Interpreting shopper report instructions can be tricky, especially when it comes to narratives. When the directions state, “Describe in detail your shopping experience,” that leaves the word “detail” up to interpretation.
Many shoppers fall into one of two categories when writing narratives: Too little detail or too much detail. The former write statements such as, “Service was great. Food was good.” Since no details whatsoever are provided, that’s not a narrative that can be passed off to the client.
The latter group’s statements are similar to: “When I entered the restaurant, there were 12 patrons sitting at the bar, 8 men and 4 women. Some were drinking beer, some had wine, a few had mixed drinks I couldn’t identify, and others were consuming soft drinks.” Whoa! That’s 39 words and there wasn’t one question in the report asking how many people were at the bar, their genders, or what anyone was drinking. That’s way too much detail and we have to edit it all out for the sake of clarity and precision for the client.
To write a good narrative, refer back to the questions in that section and use them as a guideline. Commenting on them in chronological order ensures you won’t miss any points.
Here are some pointers that will keep your narratives informative and helpful to the client.
There are plenty of outlets in life where you can express your opinions: family reunions, social media, your neighborhood coffee house, etc.. Unfortunately, mystery shopping reports are not among the list. You may be a renowned interior decorator but suggestions on how a place could improve their ambience with new décor are not exactly what our clients are paying us to provide. Same goes for food and drinks. You may be asked to comment on taste and presentation but recommending changes in recipes is not exactly what we are looking for. Again, simply commenting as asked is the preferred approach.

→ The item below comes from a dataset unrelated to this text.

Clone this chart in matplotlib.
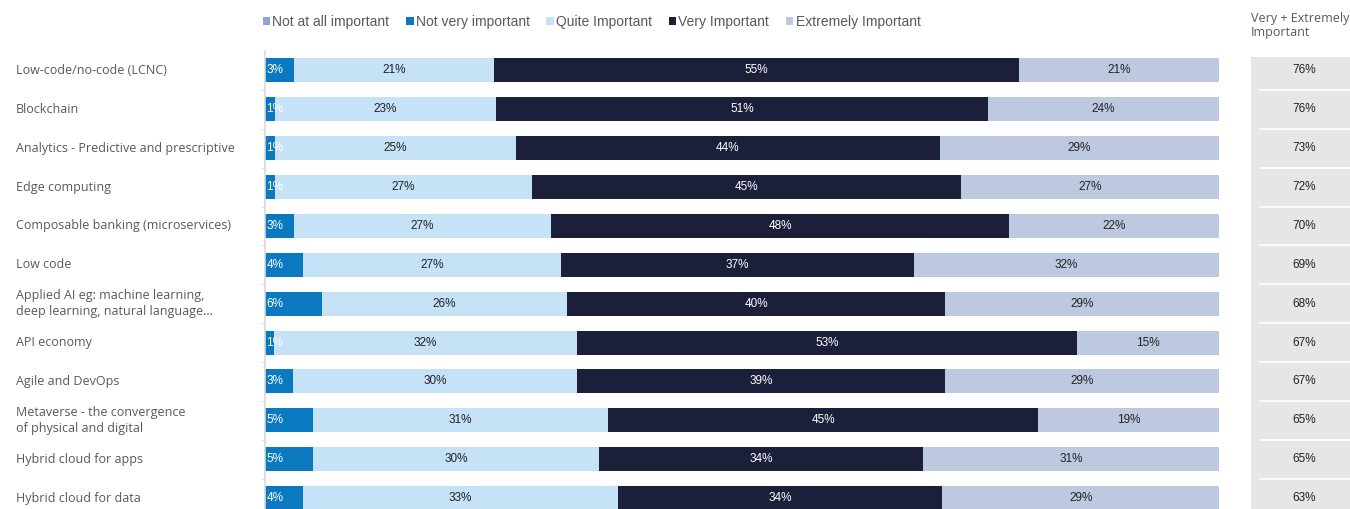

While your Aunt Lois might want to hear the details of your shopping trip, your mystery shopping report is not the best venue for the details. These are professional reports that clients rely on to evaluate products and services to improve their businesses. With that in mind, don’t include lengthy comments such as, “The exterior of the building was clean and nicely landscaped. They had a lot of those cute little pink flowers like my neighbor grows that I’ve never had any luck with. I’m going to plant some again this spring because if they grow here, I should be able to grow them because I don’t live very far away…” The comments about the exterior should have ended after the first sentence.
Another common mistake is simply not following directions. For instance, if a report asks you to comment in a text box only if answer to a question is No (or Yes), don’t comment if that was not the case. Afterall, we don’t want you to waste your time or energy writing this out.
(More: Explaining Your No Answers )
Many mystery shopping reports have directives that read something like, “Comment in detail on any “No” responses that you had. You may also comment on positive interactions.” Avoid writing comments such as, “I had no “No” answers” or “Nothing was negative about my visit.” Those points are obvious in your Y/N answers. Many shoppers ignore the suggestion and provide positive comments instead; please don’t.
Many reports start off by asking for the name and/or physical description of the person you interacted with. When you write your narrative, please don’t repeat that information with statements like, “The associate’s name was Anna. She was 5’2″ tall with short blonde hair and wore glasses.” The same rule applies for information in text boxes: It should not be restated in the narrative. For instance, if you wrote jalapeno poppers in the text box asking what appetizer you ordered, don’t write in your narrative, “I ordered jalapeno poppers as an appetizer.” As we appreciate your attention to writing a complete thought, it is our main focus to provide precise and useful reports to our clients.
Details are crucial in writing most mystery shopping reports. Please use good judgment in deciding the amount of detail provided.